BROOKLYN, N.Y. — The Brooklyn Nets had their fair share of issues this season: they fired their head coach and re-assigned their general manager in January, and finished with 61 losses, the third-most in the league.
But they had one other issue that was dealt with internally: They were late. Apparently, a few players were late a lot, without any repercussions.
And new general manager Sean Marks had to put his foot down.
“You get fined, (or) we even got to the point where we were saying if you’re going to continue to be late you’re going to miss a game, you’re going to get suspended,” Thaddeus Young noted Thursday morning.
“Those are the type of things (that force change). When you start to play with people’s money, play with people’s livelihood, take food off their table, things change. So I think that was one of the biggest things. At the end of the day if you’re going to continue to be late, you’re not going to do your job, then hey, why should we pay you for it?”
No specific players were named as recipients of fines or suspensions, but the impact was certainly felt.
Young cited the area’s traffic as an issue that players needed to learn how to work around. The Nets began the season practicing in East Rutherford before moving to their new practice facility in the Sunset Park neighborhood of Brooklyn in February. That was right around the time Marks took the Nets job, and began doling out the new laws of the land.
“He’s definitely implemented some structure,” Nets backup guard Shane Larkin added, also referring to team tardiness. “Not so much on the coaching side, but just off the court. People being late. He said he’s not having that anymore.”
The 40-year-old Marks spent three seasons with the Spurs organization as a player from 2003 to 2006. In 2012, he began working for the Spurs front office in various capacities, including as the general manager of their D-League team and as an assistant coach. Marks’s time with the Spurs lends him a certain amount of credibility, and numerous Nets players cited his experience with San Antonio and his commitment to accountability as major points in his favor.

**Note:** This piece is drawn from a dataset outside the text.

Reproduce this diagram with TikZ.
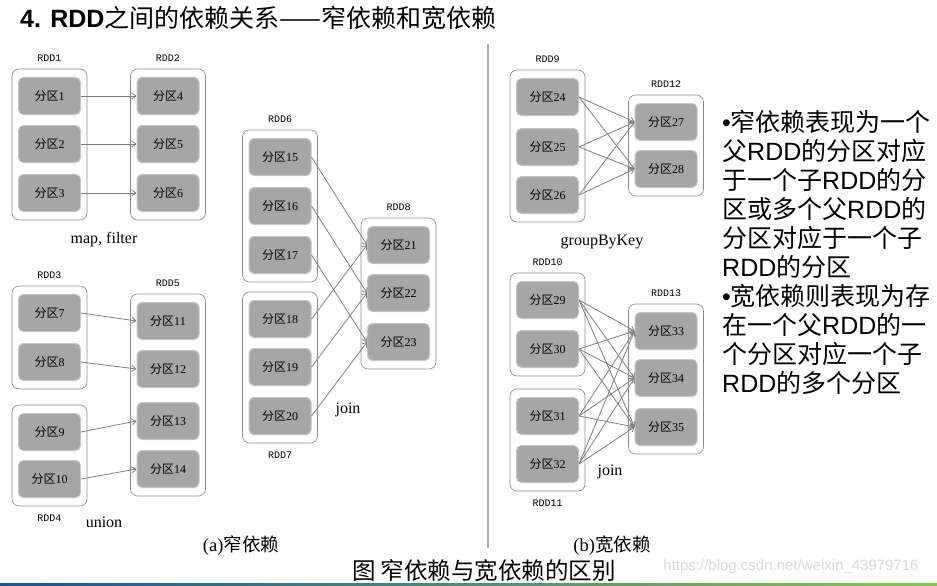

“You have to be accountable for anything that you’re doing, be accountable for your mistakes,” Young affirmed. “(Marks) made that felt as soon as he walked through the door. That was the biggest thing we harped on; we had to be together, we had to come in as a family, we had to all be here at the same time, had to all be here to work.”
“He gave us insight on how he deals with team fines and everything, and just off his words he chose to use in the conversation — it was nothing negative — he sent off a vibe that, ‘I’ll respect this guy,'” backup forward Thomas Robinson said. “Ever since that, (and) multiple other things, there’s a lot of changes being made in the organization. So like I said, he’s serious. He’s making change which has to be made.”
The Nets have no control over their own draft destiny until 2019, and only hold one pick in this upcoming NBA draft — the 55th, which they get in a swap down with the Clippers. The team has gobs of cap space this offseason, but will be competing with about two dozen other teams who have the ability to sign a player to a max contract.
Externally, Marks has about the toughest job in the league for any general manager, which is why he’s taking the steps to streamline and strengthen the organization’s internal structure.
“Accountability, responsibility, things like that,” Brook Lopez said, when asked what Marks has brought to the franchise. “It’s very important. We obviously rely on each other to create that strong foundation and we can’t have a single guy slipping up so we need to show up, be on time and do our jobs.”
“I think a lot of our young guys took this as a learning experience to kind of see the do’s and do not’s in the league, and take those examples and use them going forward.”